随着社会契约论的发展,尤其在1689年洛克发表《政府论》之后,西方对政府与个人关系的认识发生了显著转变。到今天,政府权力被视为个人权利的对立面,宪法也被赋予新的意义,成为一部限制政府权力、保障个人权利的法律文件。在职能上,现代宪法的作用主要表现于对政府权力所施加的有效限制。弗瑞奇教授指出:“权力限制的全部总和构成了特定社团的‘宪法’”;“除非程序限制得以确立并有效运行,真正的立宪政府并不存在”。Carl Friedrich, Constitutional Government and Democracy: Theory and Practice in Europe and America(revised edition), New York: Blaisdell(1941), pp.131,173.由此可见,宪法概念在近代发生了根本性的转折。现代宪法不仅规定了政府结构及其运作程序,而且定义了政府不得超越的权力范围以及不得侵犯的个人权利。

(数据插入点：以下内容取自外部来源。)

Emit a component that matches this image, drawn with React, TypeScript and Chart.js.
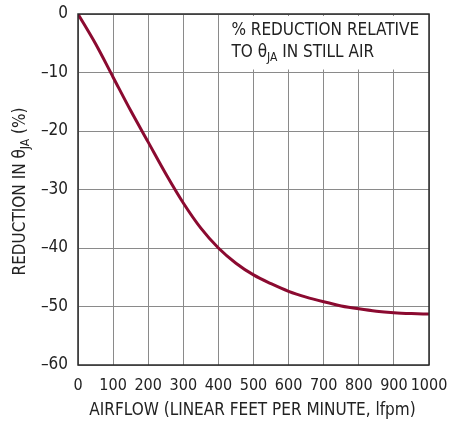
import React, { useEffect, useRef } from "react";
import { Chart, registerables } from "chart.js";

Chart.register(...registerables);

const airflow = [0, 50, 100, 150, 200, 250, 300, 350, 400, 450, 500, 550, 600, 650, 700, 750, 800, 850, 900, 950, 1000];
const reduction = [0, -5.1, -10.8, -16.5, -21.9, -27.3, -32.3, -36.6, -40.0, -42.6, -44.6, -46.1, -47.4, -48.4, -49.2, -49.9, -50.4, -50.8, -51.05, -51.2, -51.3];

const xTicks = [0, 100, 200, 300, 400, 500, 600, 700, 800, 900, 1000];
const yTicks = [0, -10, -20, -30, -40, -50, -60];

const xTitle = "AIRFLOW (LINEAR FEET PER MINUTE, lfpm)";
const yTitleParts = ["REDUCTION IN θ", "JA", " (%)"];
const noteLine1 = "% REDUCTION RELATIVE";
const noteLine2Parts = ["TO θ", "JA", " IN STILL AIR"];

const FONT = "'Liberation Sans Narrow', 'DejaVu Sans Condensed', 'Liberation Sans', sans-serif";
const FS = 17;
const TICK_FS = 16;
const CURVE = "#8b0a30";
const GRID = "#8a8a8a";
const FRAME = "#2a2a2a";
const TEXT = "#222222";

function drawSub(ctx: CanvasRenderingContext2D, parts: string[], x: number, y: number, size: number) {
  ctx.textAlign = "left";
  ctx.textBaseline = "middle";
  ctx.font = `${size}px ${FONT}`;
  ctx.fillText(parts[0], x, y);
  let cx = x + ctx.measureText(parts[0]).width;
  ctx.font = `${Math.round(size * 0.72)}px ${FONT}`;
  ctx.fillText(parts[1], cx, y + size * 0.3);
  cx += ctx.measureText(parts[1]).width;
  ctx.font = `${size}px ${FONT}`;
  ctx.fillText(parts[2], cx, y);
}

function widthSub(ctx: CanvasRenderingContext2D, parts: string[], size: number) {
  ctx.font = `${size}px ${FONT}`;
  let w = ctx.measureText(parts[0]).width + ctx.measureText(parts[2]).width;
  ctx.font = `${Math.round(size * 0.72)}px ${FONT}`;
  w += ctx.measureText(parts[1]).width;
  return w;
}

const decorPlugin = {
  id: "decor",
  beforeDatasetsDraw(chart: any) {
    const { ctx, chartArea } = chart;
    const xs = chart.scales.x;
    const ys = chart.scales.y;
    ctx.save();
    ctx.fillStyle = "#ffffff";
    const bx = xs.getPixelForValue(400) + 4;
    ctx.fillRect(bx, chartArea.top + 2, chartArea.right - bx - 2, ys.getPixelForValue(-10) - chartArea.top - 5);
    ctx.restore();
  },
  afterDraw(chart: any) {
    const { ctx, chartArea } = chart;
    const xs = chart.scales.x;
    ctx.save();
    ctx.strokeStyle = FRAME;
    ctx.lineWidth = 1.5;
    ctx.strokeRect(chartArea.left, chartArea.top, chartArea.right - chartArea.left, chartArea.bottom - chartArea.top);
    ctx.fillStyle = TEXT;
    const nx = xs.getPixelForValue(400) + 13;
    ctx.font = `${FS}px ${FONT}`;
    ctx.textAlign = "left";
    ctx.textBaseline = "middle";
    ctx.fillText(noteLine1, nx, chartArea.top + 17);
    drawSub(ctx, noteLine2Parts, nx, chartArea.top + 39, FS);
    ctx.font = `${FS}px ${FONT}`;
    ctx.textAlign = "center";
    ctx.textBaseline = "middle";
    ctx.fillText(xTitle, (chartArea.left + chartArea.right) / 2 - 1, 411);
    const w = widthSub(ctx, yTitleParts, FS);
    ctx.translate(21, (chartArea.top + chartArea.bottom) / 2 + 2);
    ctx.rotate(-Math.PI / 2);
    drawSub(ctx, yTitleParts, -w / 2, 0, FS);
    ctx.restore();
  },
};

export default function App() {
  const ref = useRef<HTMLCanvasElement | null>(null);
  useEffect(() => {
    if (!ref.current) return;
    const chart = new Chart(ref.current, {
      type: "line",
      data: {
        datasets: [
          {
            data: airflow.map((x, i) => ({ x, y: reduction[i] })),
            borderColor: CURVE,
            borderWidth: 3,
            pointRadius: 0,
            cubicInterpolationMode: "monotone",
            fill: false,
          },
        ],
      },
      options: {
        animation: false,
        responsive: false,
        maintainAspectRatio: false,
        layout: { padding: { top: 14, right: 21, left: 0, bottom: 0 } },
        plugins: { legend: { display: false }, tooltip: { enabled: false } },
        scales: {
          x: {
            type: "linear",
            min: 0,
            max: 1000,
            afterFit: (s: any) => { s.height = 56; s.paddingRight = 0; s.paddingLeft = 0; },
            afterBuildTicks: (s: any) => { s.ticks = xTicks.map((v) => ({ value: v })); },
            grid: { color: GRID, lineWidth: 1, drawTicks: false },
            border: { display: false },
            ticks: {
              padding: 11,
              color: TEXT,
              font: { family: FONT, size: TICK_FS },
              maxRotation: 0,
              autoSkip: false,
              callback: (v: any) => String(v),
            },
          },
          y: {
            type: "linear",
            min: -60,
            max: 0,
            afterFit: (s: any) => { s.width = 78; s.paddingTop = 0; s.paddingBottom = 0; },
            afterBuildTicks: (s: any) => { s.ticks = yTicks.map((v) => ({ value: v })); },
            grid: { color: GRID, lineWidth: 1, drawTicks: false },
            border: { display: false },
            ticks: {
              padding: 10,
              color: TEXT,
              font: { family: FONT, size: TICK_FS + 1 },
              callback: (v: any) => (Number(v) < 0 ? "–" + Math.abs(Number(v)) : String(v)),
              autoSkip: false,
            },
          },
        },
      },
      plugins: [decorPlugin],
    } as any);
    return () => chart.destroy();
  }, []);
  return (
    <div style={{ position: "fixed", left: 0, top: 0, width: 450, height: 421, background: "#fff" }}>
      <canvas ref={ref} width={450} height={421} style={{ width: 450, height: 421, display: "block" }} />
    </div>
  );
}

根据《布莱克法律词典》的定义,宪法(constitution)是“整体权力来自被统治者的政府宪章”,是“民族或国家的基本组织法,用以确立其政府的特性与观念,对政府的内部运作规定其所必须服从的基本原则,组织政府并调节、分配及限制其不同部门的职能,并规定主权行使的范围与方式”。基本权利就是限定政府权力运行范围和方式的主要宪法渊源。在美国联邦《权利法案》作为修正案入宪之后,几乎所有国家的成文宪法都明确规定了基本权利,作为各国政府必须尊重和保护的目标。